Now they’re almost on top of the fire, a mass of brilliant orange that fills the windscreen. Through the glass, Davies can feel the heat on his face. It’s time. He presses a button on the control stick in his left hand, and ten tons of water come sliding out the bottom of the helicopter in four seconds. Right away, like a bowler who senses that he’s thrown a strike before the ball is halfway down the alley, Davies knows it’s a good drop.
“Four-seven’s off the drop,” Montero calls.
Davies throttles back on the power as they swoop toward the reservoir again.
Back and forth Tanker 47 flies, laying another load of reservoir water on top of the fire with each cycle. The longer they fly, the less kerosene they have in their fuel tanks and the more weight in water they can take up. As they work further south, the odor changes from the nice campfire smell to something fouler — burning rubber, plastic, the materials that make up a home. They’ve moved from a forest to the outskirts of a burning community.
After six or eight passes, the situation at Div Alpha has improved enough that the firefighters on the ground can hold back the fire without help from above. Tanker 47 is dispatched to another area, Div Zulu, on the fire’s left shoulder in the hills farther to the west. There, a hand crew with about 40 men is positioned along a ridge, trying to lay hose to fight the fire, but it’s getting too hot, so the Helco sends in waterbombers to cool things off. Davies’s mission is to lay down a line of water near where the crews have set up, and then lay down successive drops working progressively downward toward the fire. The men wear patches on their turnout coats that light up in the Chinook’s spotlight and Helco can also indicate their position with a laser pointer. Tons of water landing all at once can crush a vehicle as easily as a person.

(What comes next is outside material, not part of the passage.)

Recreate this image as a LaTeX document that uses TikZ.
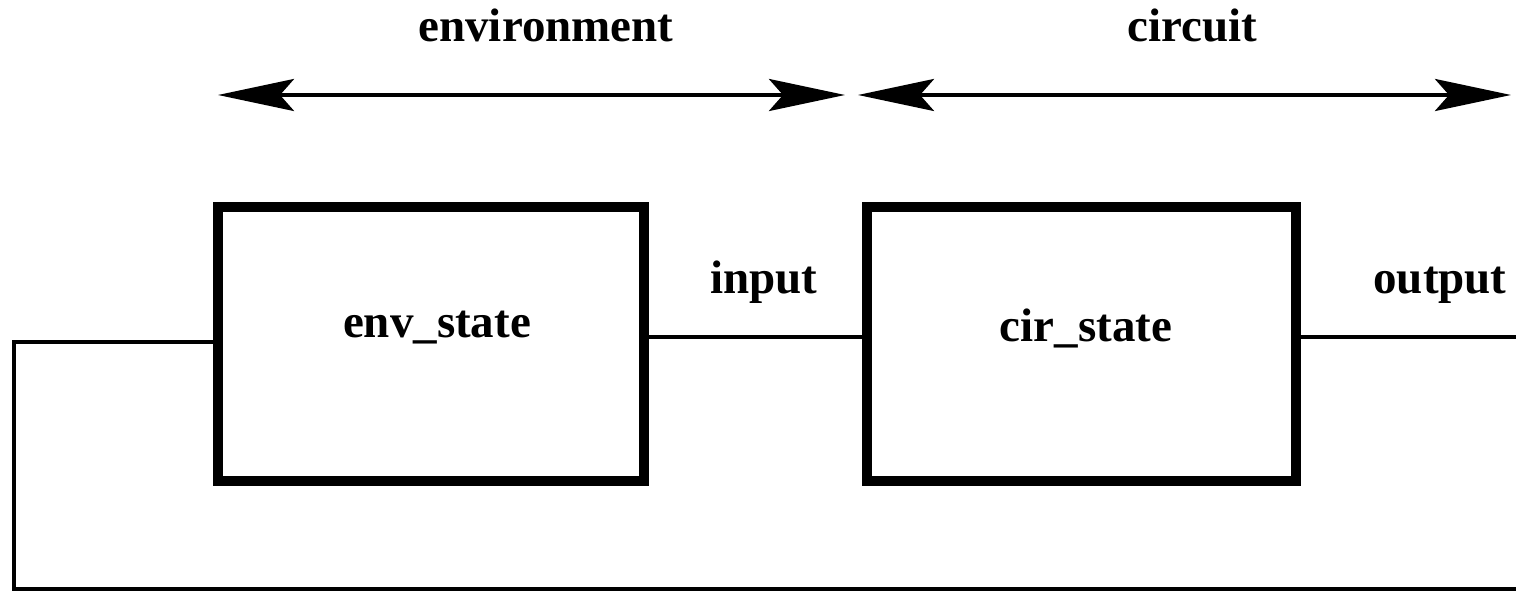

After six hours, Tanker 47’s shift is done. The plan is to fly back to Van Nuys to refuel before heading home to base in Chino, but they only make it five miles before their supervisor texts them that the wind is blowing too strong to land safely in Chino. Davies doubles back to Van Nuys, where he turns over the Chinook to the day-shift crew.
The fire is more contained than when he started, and tomorrow will be better still, at least when it comes to the Palisades fire. The Eaton fire north of the city is burning strong, and much else of the southland is bone dry and ready to ignite. Strong Santa Ana winds are forecast to blow farther south. “Riverside, San Bernardino County, Orange County, those are going to take the brunt of the winds that are coming in,” he says.
From Van Nuys, it’s an hour’s drive in a company vehicle back to his midrange business hotel. The staff there have Googled Coulson and figured out what Davies does for a living. “There’s a couple of them there that say, ‘Hey, we know what you guys are doing,’ and they give us a bit of a pat on the back,” he says, feeling wrung out. “I don’t want to sit up and talk to anybody.”
When I ask if he’s heard that there are people all over social media stanning the wildfire pilots, he says he hasn’t and that he’s not interested in public recognition. “I’m a head-down, ass-up, middle-of-the-herd kind of guy,” he says. Right now, all he wants to do is eat, shower — and, most of all, sleep.